As the new school year begins in Israel today in the shadow of yet another narrowly averted strike of high schools, following marathon negotiations between the government and teachers over salaries, one thing must be made clear: Teachers, who have one of the hardest and most important jobs out there, deserve fair and reasonable wages – but children and parents should not be held hostage in salary negotiations until the eleventh hour.
On Wednesday night, representatives of the ministries of Education and Finance and the Secondary School Teachers Association finally agreed on a NIS 2,000 raise for teachers, and other issues were apparently resolved during the day on Thursday.
The Treasury reportedly presented a plan to the Teachers Association that would add extra hours to their workload – 25 hours a week instead of 24 – while reducing individual instruction time by two hours.
Education Minister Yoav Kisch and Teachers Association chairman Ron Erez met again yesterday with the goal of averting a strike by reaching a new collective salary agreement to replace the one that expired in February 2022.
Kisch had acknowledged the justice of the teachers’ demands for higher pay, saying, “Increasing teachers’ salaries is, in my view, a super-important thing and I am a full partner of the teachers’ association in this matter.”
Why are Israel's teachers undervalued and underpaid?
High school teachers in Israel, especially new teachers, have justifiably complained for years that their salaries are too low.
The average starting salary for a high school teacher is under NIS 8,500 a month, well under the national average salary of NIS 13,295, compelling many to take second jobs or tutor on the side to make ends meet.
Given that high school teachers play such a key role in educating and impacting the nation’s younger generation, this reflects poorly on the value our society places on them. As a result of their relatively low salaries, lack of financial benefits, and insufficient vacation days, Israel is not only experiencing a significant shortage in teachers but also congested classrooms of 30 or 40 students.

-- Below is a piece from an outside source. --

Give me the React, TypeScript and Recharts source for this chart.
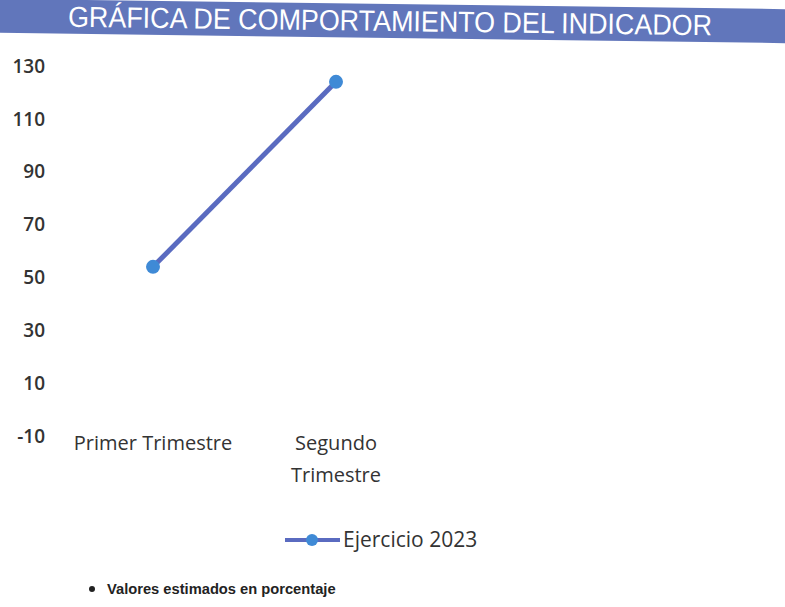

Erez said the shortage is much more severe than the official figure cited by the Education Ministry – 910 teachers across all schools – saying that high schools alone lack 7,000 teachers.
A veteran negotiator on behalf of the teachers, Erez said that while about 20% of teaching positions are not filled, “many others are teaching subjects they are not approved to teach, and students are being crammed into classrooms to overcome the lack of teachers.”
Ahead of the opening of the new school year, the State Comptroller’s Office issued a statement on Tuesday highlighting the wide gaps – especially in funding and facilities – that still exist between the center of the country and the so-called periphery.
“Equality of opportunity begins with education,” said State Comptroller Matan Englman. “Many of our reports have dealt with the disparities in the allocation of educational resources between the center and the periphery. There must not be some children who are worth more and other children who are worth less.”
Twenty years ago, a task forced established by the government made a well-considered list of recommendations that included a significant increase in teachers’ salaries, the introduction of merit bonuses, and extending school days to 4 p.m., while shortening the school week to five days, Sunday through Thursday, dropping the half-day on Friday.
The recommendations were never implemented and every year sees the same scenario being replayed, with threats of teachers’ strikes until the last day of August. The longest and most damaging school strike, which lasted 64 days, took place in 2007.
Some 218,000 educators teach 2.5 million children at 5,440 schools and 22,050 kindergartens across Israel. Ran Erez is right in declaring that the education system should concern every citizen and parent in Israel – but we should also be concerned about an untenable system in which strikes loom before the opening of every school year and no one knows until the very last minute which schools are opening and which aren’t.
Besides everything else, it leaves families in limbo and conveys the wrong message to the country’s children and teenagers.